Shared ground
This passage presents Yahweh as unlimited in reach and awareness: he is “near” and “far,” and no hidden place blocks his sight (vv. 23–24). That claim is explicit and functions as the foundation for what follows: God has heard what certain prophets are saying “in my name” and judges it to be lies (vv. 25–26).
The text also makes an explicit distinction between a reported dream and Yahweh’s actual word. A dream, even if told, is not treated as equal in substance to Yahweh’s word; the contrast is “straw” versus “wheat” (v. 28). Yahweh’s word is depicted as powerful and penetrating—like fire and a hammer that breaks rock (v. 29).
Finally, Yahweh openly opposes prophets who misuse religious speech: those who “steal my words” from each other, those who use stock phrases (“He says”) to give authority to their own message, and those who claim lying dreams that mislead the people. Yahweh denies sending or commanding them and says their message brings no real benefit (vv. 30–32).
Where interpretation differs (only where needed)
Are all “dreams” rejected, or only false dream-claims? The passage clearly targets “lying dreams” and dream-claims tied to deceit (vv. 25–27, 32). Some readers infer that dreams as a mode of revelation are being broadly downgraded here (since “dream” is set against “my word” and labeled “straw” compared to “wheat,” v. 28). Others argue the point is narrower: dreams may be reported as dreams, but they become condemned when they are used to claim Yahweh’s authority for lies.
What does “steal my words…from his neighbor” mean? One reading takes it as direct borrowing—prophets copying each other’s lines and presenting them as Yahweh’s message (v. 30). Another reading sees “stealing” as taking Yahweh-language (traditional phrases, themes, or fragments) and repackaging it to support a message Yahweh is not giving. Both readings agree the practice wrongly manufactures authority.

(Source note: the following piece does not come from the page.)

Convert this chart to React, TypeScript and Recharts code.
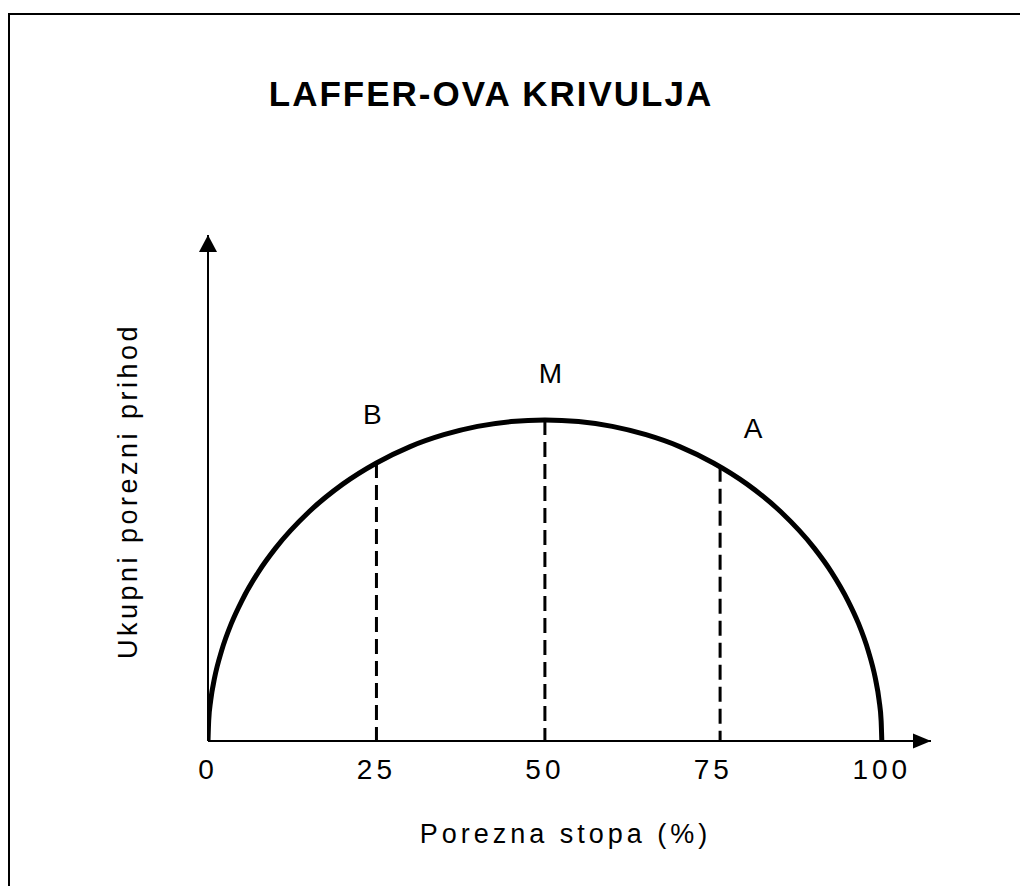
import React from 'react';
import { LineChart, Line, XAxis, YAxis, ReferenceLine, ReferenceDot, Label } from 'recharts';

// Laffer curve: tax rate (%) -> total tax revenue (peak = 100)
const taxRate = [0, 0.1, 0.4, 1, 2, 3.5, 5, 7.5, 10, 15, 20, 25, 30, 35, 40, 45, 50, 55, 60, 65, 70, 75, 80, 85, 90, 92.5, 95, 96.5, 98, 99, 99.6, 99.9, 100];
const revenue = [0, 6.3, 12.6, 19.9, 28, 36.8, 43.6, 52.7, 60, 71.4, 80, 86.6, 91.7, 95.4, 98, 99.5, 100, 99.5, 98, 95.4, 91.7, 86.6, 80, 71.4, 60, 52.7, 43.6, 36.8, 28, 19.9, 12.6, 6.3, 0];

const xTicks = [0, 25, 50, 75, 100];

// dashed drop lines (B, M, A)
const dropRates = [25, 50, 76];
const dropRevenue = [86.6, 100, 85.4];

// point names and where their letters sit
const pointNames = ['B', 'M', 'A'];
const labelRates = [24.4, 50.8, 80.9];
const labelRevenue = [101.8, 114.6, 97.6];

const X_MAX = 107.3;
const Y_MAX = 157.6;

const TITLE = 'LAFFER-OVA KRIVULJA';
const X_TITLE = 'Porezna stopa (%)';
const Y_TITLE = 'Ukupni porezni prihod';

const FONT = '"Liberation Sans", Arial, Helvetica, sans-serif';

const data = taxRate.map((x, i) => ({ x, y: revenue[i] }));

const ArrowRight = (props: any) => {
  const { cx, cy } = props;
  if (cx == null || cy == null) return <g />;
  return <polygon points={`${cx},${cy} ${cx - 18},${cy - 7.5} ${cx - 18},${cy + 7.5}`} fill="#000" />;
};

const ArrowUp = (props: any) => {
  const { cx, cy } = props;
  if (cx == null || cy == null) return <g />;
  return <polygon points={`${cx},${cy} ${cx - 9},${cy + 17} ${cx + 9},${cy + 17}`} fill="#000" />;
};

const XTitle = (props: any) => {
  const vb = props.viewBox || { x: 198, y: 726, width: 723, height: 60 };
  const x = vb.x + vb.width / 2 - 4;
  const y = vb.y + 102;
  return (
    <text x={x} y={y} textAnchor="middle" fill="#000" fontSize={27} fontFamily={FONT} letterSpacing={4}>
      {X_TITLE}
    </text>
  );
};

const YTitle = (props: any) => {
  const vb = props.viewBox || { x: 138, y: 220, width: 60, height: 506 };
  const x = vb.x + (vb.width || 0) - 80;
  const y = vb.y + vb.height / 2 + 3;
  return (
    <text
      x={x}
      y={y}
      transform={`rotate(-90 ${x} ${y})`}
      textAnchor="middle"
      dominantBaseline="central"
      fill="#000"
      fontSize={27}
      fontFamily={FONT}
      letterSpacing={3.5}
    >
      {Y_TITLE}
    </text>
  );
};

export default function App() {
  return (
    <div
      style={{
        marginTop: 5,
        marginBottom: -8,
        width: 1018,
        height: 879,
        borderTop: '2px solid #000',
        borderLeft: '2px solid #000',
        position: 'relative',
        background: '#fff',
      }}
    >
      <LineChart
        width={1018}
        height={879}
        data={data}
        margin={{ top: 220, right: 97, bottom: 93, left: 138 }}
      >
        <XAxis
          type="number"
          dataKey="x"
          domain={[0, X_MAX]}
          allowDataOverflow
          ticks={xTicks}
          interval={0}
          height={60}
          tickLine={false}
          tickSize={0}
          tickMargin={18}
          axisLine={{ stroke: '#000', strokeWidth: 2 }}
          tick={{ fill: '#000', fontSize: 28, fontFamily: FONT, letterSpacing: 4 }}
        >
          <Label content={XTitle} />
        </XAxis>
        <YAxis
          type="number"
          domain={[0, Y_MAX]}
          allowDataOverflow
          width={60}
          tick={false}
          tickLine={false}
          axisLine={{ stroke: '#000', strokeWidth: 2 }}
        >
          <Label content={YTitle} />
        </YAxis>
        {dropRates.map((r, i) => (
          <ReferenceLine
            key={`drop-${i}`}
            segment={[
              { x: r, y: dropRevenue[i] },
              { x: r, y: 0 },
            ]}
            stroke="#000"
            strokeWidth={3}
            strokeDasharray="15 7"
          />
        ))}
        <Line
          dataKey="y"
          type="monotone"
          stroke="#000"
          strokeWidth={5}
          strokeLinecap="round"
          dot={false}
          activeDot={false}
          isAnimationActive={false}
        />
        {pointNames.map((n, i) => (
          <ReferenceDot
            key={`lbl-${n}`}
            x={labelRates[i]}
            y={labelRevenue[i]}
            r={0}
            fill="none"
            stroke="none"
            ifOverflow="visible"
            label={{ value: n, position: 'center', fill: '#000', fontSize: 28, fontFamily: FONT }}
          />
        ))}
        <ReferenceDot x={X_MAX} y={0} r={0} ifOverflow="visible" shape={ArrowRight} />
        <ReferenceDot x={0} y={Y_MAX} r={0} ifOverflow="visible" shape={ArrowUp} />
      </LineChart>
      <svg
        width={1018}
        height={879}
        style={{ position: 'absolute', left: 0, top: 0, pointerEvents: 'none' }}
      >
        <text
          x={481}
          y={91}
          textAnchor="middle"
          fill="#000"
          fontSize={35}
          fontWeight="bold"
          fontFamily={FONT}
          letterSpacing={2}
        >
          {TITLE}
        </text>
      </svg>
    </div>
  );
}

What does “forget my name” mean? The passage compares the effect of these dreams to earlier generations turning from Yahweh toward Baal (v. 27). Some understand “forget” mainly as loss of loyalty and covenant allegiance (a shift in who is treated as God). Others take it as a practical erasure: people stop thinking and speaking about Yahweh in a true way because deceptive messages crowd out his identity.
Why the disagreement exists
The passage uses vivid images (“straw/wheat,” “fire/hammer”) and condensed accusations (“steal my words,” “forget my name”) without spelling out every mechanism. It also criticizes several behaviors at once (lying dreams, recycled speech, self-authorizing slogans), so readers differ on whether it is rejecting a category (dreams) or rejecting a corrupt use of that category (dreams used to lie “in my name”).
What this passage clearly contributes
It reinforces that God’s presence and knowledge extend everywhere (vv. 23–24), so hidden motives and private message-making are not invisible to him. It frames true prophetic speech as accountable to Yahweh’s own word, not to persuasive experiences or social circulation (vv. 28–29). It also exposes a key danger in public religious language: people can attach God’s name to messages God did not send, even by borrowing familiar phrases from others, and that misuse can actively move a community away from remembering who Yahweh is (vv. 25–27, 30–32).